Kickstart Europe – state of the data center market

Good news? Bad news? How's the data center market looking?
23 February 2023

Speed, reliability and sustainability – the three pillars of the data center market in 2023?

While kicking off a data infrastructure conference with a talk about measuring elephants might be seen as delightfully quirky, what everyone at Kickstart Europe most needed to know before they could properly embark on a day of networking was what the state of the data center market actually looks like as we head into 2023. On the answer to that question depended the mood of the conference – and the forecasts of profit, loss, actionable innovation and methodologies to deal with the opportunities and challenges of the year.

Fortunately then, Steven Brown of Schneider Electric was on hand to balance the books and deliver a state of the market address that, while never straying into boy scoutism, had the ring of truth about its ultimate optimism.

The state of the world.

The state of the data center market in Europe, he said, was balanced against a state of overall, generalized uncertainty. There was, after all, an ongoing European war that was just reaching its grim first anniversary of active conflict. There were rising costs of living as a result of that war, and as much as they applied directly to bread on the shelves of end users’ supermarkets, the consequences of the war were also felt throughout every industry in the region, through choking supply chains, skyrocketing energy costs, high inflation and subsequently elevated material costs.

The economic uncertainty was having an impact around the world, but it was being felt perhaps most keenly in Europe, closest to the center of the action.

And in addition to the consequences of the illegal invasion of Ukraine, there was a real uncertainty over the increasing effects of climate change, and in particular, uncertainty over how much longer traditional – and relatively new high energy-spending industries like data centers – could continue to operate in an ecological vacuum.

But before the audience broke out their self-bemoaning violins, weeping into their handkerchiefs and swigging from a flask of something hot, Brown said there was also, within the data center market, a microclimate of unprecedented demand. He explained to the Kickstart crowd that 2023 was a year when great opportunities and great challenges would dominate the industry – and that by tackling the latter, the industry could only serve to maximize the former.

The big three.

Of the challenges the industry faces across the course of the year, Brown said the biggest three were actually entirely independent of the strife that’s harrying the rest of the world. That’s possible because of the incredible boost to demand for data centers and the cloud-centered world they have delivered through the Covid-19 pandemic and into the post-pandemic world of cloud-native businesses.

Those three big challenges, he said, would be speed, reliability, and sustainability. “Those are three inter-related moving targets,” he added, a little ruefully. “You’re not especially likely to manage to deliver all three at any one time.”

In terms of speed, he explained that in 2023, there would be no room for compromise, because the market has been allowed to expect immediacy of connectivity, and having delivered throughout a pandemic when the speed beforehand had been questionable, the market is unlikely to look favorably on an industry dropping the ball on speed in a world that is no longer locked down.

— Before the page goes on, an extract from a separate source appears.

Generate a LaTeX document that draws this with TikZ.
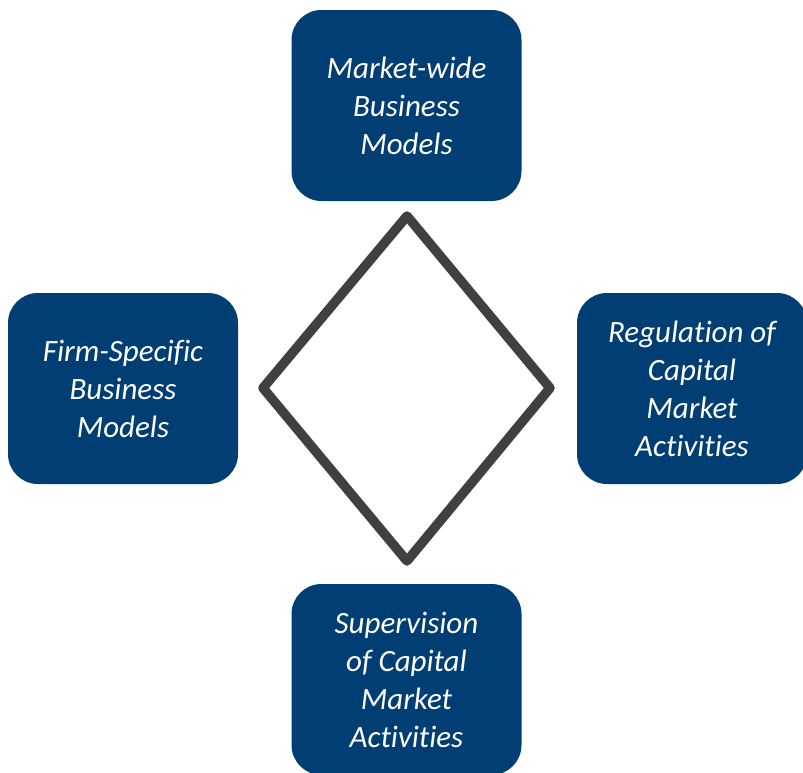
\documentclass[tikz,border=0pt]{standalone}
\usepackage{fontspec}
\setmainfont{Carlito}[RawFeature={-liga;-clig;-calt;-dlig}]
\definecolor{boxblue}{RGB}{0,62,115}
\definecolor{framegray}{RGB}{64,64,64}
\begin{document}
\begin{tikzpicture}[x=1pt,y=-1pt,
  topic/.style={fill=boxblue, draw=none, rounded corners=30pt,
    minimum width=230pt, minimum height=191pt, inner sep=0pt,
    text=white, align=center,
    font=\fontsize{31}{38}\selectfont\itshape},
  frame/.style={draw=framegray, line width=9.5pt, line join=round}]
  \useasboundingbox (0,0) rectangle (803,772);
  \clip (0,0) rectangle (803,772);
  % the four topic boxes
  \node[topic] (market) at (406.5,105.5) {Market-wide\\Business\\Models};
  \node[topic] (firm) at (123,388.5) {Firm-Specific\\Business\\Models};
  \node[topic] (regulation) at (692,388.5) {Regulation of\\Capital\\Market\\Activities};
  \node[topic] (supervision) at (406.5,679.5) {Supervision\\of Capital\\Market\\Activities};
  % central diamond
  \coordinate (dtop) at (407,216);
  \coordinate (dright) at (550,388);
  \coordinate (dbottom) at (407,561);
  \coordinate (dleft) at (263,388);
  \draw[frame] (dtop) -- (dright) -- (dbottom) -- (dleft) -- cycle;
\end{tikzpicture}
\end{document}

Businesses in particular have come to rely on speed of connectivity throughout the pandemic and beyond, both to deliver business as usual and in many cases, to underpin their whole reason for existence and the way they deliver their services.

There are also significant speed issues in terms of the deployment of new data centers – they are by no means inconsiderable undertakings, and the demand for more capacity means building more of them. The question of whether the industry can scale itself at the speed of market demand is one with which it has to wrestle in 2023.

The state of the grid.

Speed though is of little use if it can’t be delivered with reliability. And that’s potentially a real issue for the data center world when it comes to ensuring grid reliability against the backdrop of mission criticality for those businesses that are cloud-centric. To some extent, grid reliability depends on scaling to meet demand at the kind of speed that the market can take, but it also depends on energy costs – which are a particular issue across Europe in the wake of Russia’s illegal invasion of Ukraine, and the subsequent actions taken to force a resolution to the conflict.

In terms of speed, Brown brought good news, in that technology was evolving to take some of the time out of the design and build phases of data centers. In particular, the greater, more cost-effective use of digital twin technology was taking up to 30% off the pre-digital timescale to deliver a new data center. More capacity, more swiftly delivered, will hopefully result in more capacity and the growth of the industry as a whole.

And on reliability, Brown said that technological evolution was “widening the lens of the data center,” to allow it to do more, and deliver the needed reliability to establish a strong future for data centers as a ubiquitous part of 21st century life and business.

The green factor.

But sustainability, said Brown, would impact everything data centers did – and how they did it – in 2023, as the world and the industry put ecology and the need to protect the planet at the forefront of its concerns.

“You need a bold, actionable strategy, implementing efficient design, driving sustainability in operations. You need to buy renewable energy. And you need to decarbonize your supply chain if you’re going to deliver sustainability in 2023. Fortunately though, technology is emerging, and moving fast, to allow you to do just that,” he said.

The crowd breathed a sigh of relief – but took onboard the complex nature of the challenges ahead, too.